Collected data entries

====

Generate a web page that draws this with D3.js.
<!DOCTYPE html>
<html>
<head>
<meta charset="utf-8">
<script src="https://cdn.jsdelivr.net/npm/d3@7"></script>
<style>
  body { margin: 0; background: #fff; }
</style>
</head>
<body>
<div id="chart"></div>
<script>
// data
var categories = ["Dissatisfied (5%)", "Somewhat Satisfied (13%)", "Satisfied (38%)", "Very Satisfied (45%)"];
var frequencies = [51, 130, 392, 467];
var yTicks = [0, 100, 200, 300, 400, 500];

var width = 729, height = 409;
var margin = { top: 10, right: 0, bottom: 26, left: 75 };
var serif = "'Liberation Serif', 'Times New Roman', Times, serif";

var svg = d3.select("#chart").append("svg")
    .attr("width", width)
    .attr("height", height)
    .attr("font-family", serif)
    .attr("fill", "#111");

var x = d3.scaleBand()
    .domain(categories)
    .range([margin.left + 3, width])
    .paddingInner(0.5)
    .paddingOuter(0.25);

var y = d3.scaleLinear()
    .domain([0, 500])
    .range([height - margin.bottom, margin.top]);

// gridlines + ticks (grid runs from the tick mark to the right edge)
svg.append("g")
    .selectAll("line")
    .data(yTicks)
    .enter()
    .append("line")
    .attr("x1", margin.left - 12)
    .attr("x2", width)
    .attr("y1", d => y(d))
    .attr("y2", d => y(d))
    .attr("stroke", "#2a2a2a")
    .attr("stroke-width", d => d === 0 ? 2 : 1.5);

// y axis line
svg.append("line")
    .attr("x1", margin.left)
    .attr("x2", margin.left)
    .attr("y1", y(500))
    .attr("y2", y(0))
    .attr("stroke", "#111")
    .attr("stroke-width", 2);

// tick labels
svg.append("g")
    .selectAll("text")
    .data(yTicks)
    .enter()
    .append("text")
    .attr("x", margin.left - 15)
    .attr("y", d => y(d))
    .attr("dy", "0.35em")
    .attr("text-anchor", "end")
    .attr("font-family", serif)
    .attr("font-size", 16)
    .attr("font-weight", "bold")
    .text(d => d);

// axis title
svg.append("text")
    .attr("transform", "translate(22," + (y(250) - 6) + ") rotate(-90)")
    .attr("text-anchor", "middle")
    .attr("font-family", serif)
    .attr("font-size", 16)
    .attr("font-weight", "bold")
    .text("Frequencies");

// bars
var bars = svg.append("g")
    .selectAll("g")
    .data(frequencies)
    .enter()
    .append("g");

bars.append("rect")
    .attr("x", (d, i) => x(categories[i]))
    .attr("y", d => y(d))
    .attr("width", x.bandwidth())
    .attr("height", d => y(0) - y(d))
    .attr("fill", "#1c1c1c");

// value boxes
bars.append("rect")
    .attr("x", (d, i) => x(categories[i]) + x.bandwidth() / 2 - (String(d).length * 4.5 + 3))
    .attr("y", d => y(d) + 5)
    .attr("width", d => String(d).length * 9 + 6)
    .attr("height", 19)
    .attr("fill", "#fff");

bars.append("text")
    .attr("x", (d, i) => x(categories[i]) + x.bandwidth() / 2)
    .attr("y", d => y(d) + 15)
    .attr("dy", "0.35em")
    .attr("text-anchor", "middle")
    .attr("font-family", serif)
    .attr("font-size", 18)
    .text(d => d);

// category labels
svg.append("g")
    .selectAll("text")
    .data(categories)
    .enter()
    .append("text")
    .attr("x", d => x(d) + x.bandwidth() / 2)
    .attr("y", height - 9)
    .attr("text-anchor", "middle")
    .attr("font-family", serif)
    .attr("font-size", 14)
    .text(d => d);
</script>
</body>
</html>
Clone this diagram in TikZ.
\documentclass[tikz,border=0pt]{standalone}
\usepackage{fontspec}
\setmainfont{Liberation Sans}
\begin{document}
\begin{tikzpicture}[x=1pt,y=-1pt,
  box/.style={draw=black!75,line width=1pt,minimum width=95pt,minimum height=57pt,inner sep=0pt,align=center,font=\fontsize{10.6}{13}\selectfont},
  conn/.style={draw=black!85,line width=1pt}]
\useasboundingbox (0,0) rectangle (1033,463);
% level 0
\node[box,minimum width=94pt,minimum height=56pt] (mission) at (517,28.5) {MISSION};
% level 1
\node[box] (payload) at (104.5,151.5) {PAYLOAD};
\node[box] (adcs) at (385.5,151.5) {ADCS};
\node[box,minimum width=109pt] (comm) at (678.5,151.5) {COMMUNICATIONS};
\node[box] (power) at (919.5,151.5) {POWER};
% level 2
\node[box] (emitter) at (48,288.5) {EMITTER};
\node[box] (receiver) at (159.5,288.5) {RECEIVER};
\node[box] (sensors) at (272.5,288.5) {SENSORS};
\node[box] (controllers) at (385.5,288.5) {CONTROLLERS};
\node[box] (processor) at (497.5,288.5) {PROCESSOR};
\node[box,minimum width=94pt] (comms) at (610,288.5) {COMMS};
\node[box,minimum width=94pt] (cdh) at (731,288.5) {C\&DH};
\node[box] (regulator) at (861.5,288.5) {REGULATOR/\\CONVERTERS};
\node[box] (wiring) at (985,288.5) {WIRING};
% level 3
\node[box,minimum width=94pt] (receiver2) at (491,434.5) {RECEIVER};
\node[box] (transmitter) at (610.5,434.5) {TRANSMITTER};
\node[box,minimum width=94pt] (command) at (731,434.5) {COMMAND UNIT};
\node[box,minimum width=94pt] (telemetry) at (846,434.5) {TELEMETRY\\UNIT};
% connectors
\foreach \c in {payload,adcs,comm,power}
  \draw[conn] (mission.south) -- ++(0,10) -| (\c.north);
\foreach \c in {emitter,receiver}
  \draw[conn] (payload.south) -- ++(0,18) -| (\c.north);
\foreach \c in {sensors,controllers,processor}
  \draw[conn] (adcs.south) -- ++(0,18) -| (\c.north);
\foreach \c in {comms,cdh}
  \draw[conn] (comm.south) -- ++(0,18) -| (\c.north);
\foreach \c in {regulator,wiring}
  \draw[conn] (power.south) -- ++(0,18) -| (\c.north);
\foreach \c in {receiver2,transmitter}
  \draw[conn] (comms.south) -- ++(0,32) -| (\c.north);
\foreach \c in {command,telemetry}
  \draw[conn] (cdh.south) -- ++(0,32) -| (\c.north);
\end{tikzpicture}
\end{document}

====

__WRITTEN PROBLEM__: From the listing above, reproduce all the lines exactly.

__FULL RESPONSE__:
Generate a web page that draws this with D3.js.
<!DOCTYPE html>
<html>
<head>
<meta charset="utf-8">
<script src="https://cdn.jsdelivr.net/npm/d3@7"></script>
<style>
  body { margin: 0; background: #fff; }
</style>
</head>
<body>
<div id="chart"></div>
<script>
// data
var categories = ["Dissatisfied (5%)", "Somewhat Satisfied (13%)", "Satisfied (38%)", "Very Satisfied (45%)"];
var frequencies = [51, 130, 392, 467];
var yTicks = [0, 100, 200, 300, 400, 500];

var width = 729, height = 409;
var margin = { top: 10, right: 0, bottom: 26, left: 75 };
var serif = "'Liberation Serif', 'Times New Roman', Times, serif";

var svg = d3.select("#chart").append("svg")
    .attr("width", width)
    .attr("height", height)
    .attr("font-family", serif)
    .attr("fill", "#111");

var x = d3.scaleBand()
    .domain(categories)
    .range([margin.left + 3, width])
    .paddingInner(0.5)
    .paddingOuter(0.25);

var y = d3.scaleLinear()
    .domain([0, 500])
    .range([height - margin.bottom, margin.top]);

// gridlines + ticks (grid runs from the tick mark to the right edge)
svg.append("g")
    .selectAll("line")
    .data(yTicks)
    .enter()
    .append("line")
    .attr("x1", margin.left - 12)
    .attr("x2", width)
    .attr("y1", d => y(d))
    .attr("y2", d => y(d))
    .attr("stroke", "#2a2a2a")
    .attr("stroke-width", d => d === 0 ? 2 : 1.5);

// y axis line
svg.append("line")
    .attr("x1", margin.left)
    .attr("x2", margin.left)
    .attr("y1", y(500))
    .attr("y2", y(0))
    .attr("stroke", "#111")
    .attr("stroke-width", 2);

// tick labels
svg.append("g")
    .selectAll("text")
    .data(yTicks)
    .enter()
    .append("text")
    .attr("x", margin.left - 15)
    .attr("y", d => y(d))
    .attr("dy", "0.35em")
    .attr("text-anchor", "end")
    .attr("font-family", serif)
    .attr("font-size", 16)
    .attr("font-weight", "bold")
    .text(d => d);

// axis title
svg.append("text")
    .attr("transform", "translate(22," + (y(250) - 6) + ") rotate(-90)")
    .attr("text-anchor", "middle")
    .attr("font-family", serif)
    .attr("font-size", 16)
    .attr("font-weight", "bold")
    .text("Frequencies");

// bars
var bars = svg.append("g")
    .selectAll("g")
    .data(frequencies)
    .enter()
    .append("g");

bars.append("rect")
    .attr("x", (d, i) => x(categories[i]))
    .attr("y", d => y(d))
    .attr("width", x.bandwidth())
    .attr("height", d => y(0) - y(d))
    .attr("fill", "#1c1c1c");

// value boxes
bars.append("rect")
    .attr("x", (d, i) => x(categories[i]) + x.bandwidth() / 2 - (String(d).length * 4.5 + 3))
    .attr("y", d => y(d) + 5)
    .attr("width", d => String(d).length * 9 + 6)
    .attr("height", 19)
    .attr("fill", "#fff");

bars.append("text")
    .attr("x", (d, i) => x(categories[i]) + x.bandwidth() / 2)
    .attr("y", d => y(d) + 15)
    .attr("dy", "0.35em")
    .attr("text-anchor", "middle")
    .attr("font-family", serif)
    .attr("font-size", 18)
    .text(d => d);

// category labels
svg.append("g")
    .selectAll("text")
    .data(categories)
    .enter()
    .append("text")
    .attr("x", d => x(d) + x.bandwidth() / 2)
    .attr("y", height - 9)
    .attr("text-anchor", "middle")
    .attr("font-family", serif)
    .attr("font-size", 14)
    .text(d => d);
</script>
</body>
</html>
Clone this diagram in TikZ.
\documentclass[tikz,border=0pt]{standalone}
\usepackage{fontspec}
\setmainfont{Liberation Sans}
\begin{document}
\begin{tikzpicture}[x=1pt,y=-1pt,
  box/.style={draw=black!75,line width=1pt,minimum width=95pt,minimum height=57pt,inner sep=0pt,align=center,font=\fontsize{10.6}{13}\selectfont},
  conn/.style={draw=black!85,line width=1pt}]
\useasboundingbox (0,0) rectangle (1033,463);
% level 0
\node[box,minimum width=94pt,minimum height=56pt] (mission) at (517,28.5) {MISSION};
% level 1
\node[box] (payload) at (104.5,151.5) {PAYLOAD};
\node[box] (adcs) at (385.5,151.5) {ADCS};
\node[box,minimum width=109pt] (comm) at (678.5,151.5) {COMMUNICATIONS};
\node[box] (power) at (919.5,151.5) {POWER};
% level 2
\node[box] (emitter) at (48,288.5) {EMITTER};
\node[box] (receiver) at (159.5,288.5) {RECEIVER};
\node[box] (sensors) at (272.5,288.5) {SENSORS};
\node[box] (controllers) at (385.5,288.5) {CONTROLLERS};
\node[box] (processor) at (497.5,288.5) {PROCESSOR};
\node[box,minimum width=94pt] (comms) at (610,288.5) {COMMS};
\node[box,minimum width=94pt] (cdh) at (731,288.5) {C\&DH};
\node[box] (regulator) at (861.5,288.5) {REGULATOR/\\CONVERTERS};
\node[box] (wiring) at (985,288.5) {WIRING};
% level 3
\node[box,minimum width=94pt] (receiver2) at (491,434.5) {RECEIVER};
\node[box] (transmitter) at (610.5,434.5) {TRANSMITTER};
\node[box,minimum width=94pt] (command) at (731,434.5) {COMMAND UNIT};
\node[box,minimum width=94pt] (telemetry) at (846,434.5) {TELEMETRY\\UNIT};
% connectors
\foreach \c in {payload,adcs,comm,power}
  \draw[conn] (mission.south) -- ++(0,10) -| (\c.north);
\foreach \c in {emitter,receiver}
  \draw[conn] (payload.south) -- ++(0,18) -| (\c.north);
\foreach \c in {sensors,controllers,processor}
  \draw[conn] (adcs.south) -- ++(0,18) -| (\c.north);
\foreach \c in {comms,cdh}
  \draw[conn] (comm.south) -- ++(0,18) -| (\c.north);
\foreach \c in {regulator,wiring}
  \draw[conn] (power.south) -- ++(0,18) -| (\c.north);
\foreach \c in {receiver2,transmitter}
  \draw[conn] (comms.south) -- ++(0,32) -| (\c.north);
\foreach \c in {command,telemetry}
  \draw[conn] (cdh.south) -- ++(0,32) -| (\c.north);
\end{tikzpicture}
\end{document}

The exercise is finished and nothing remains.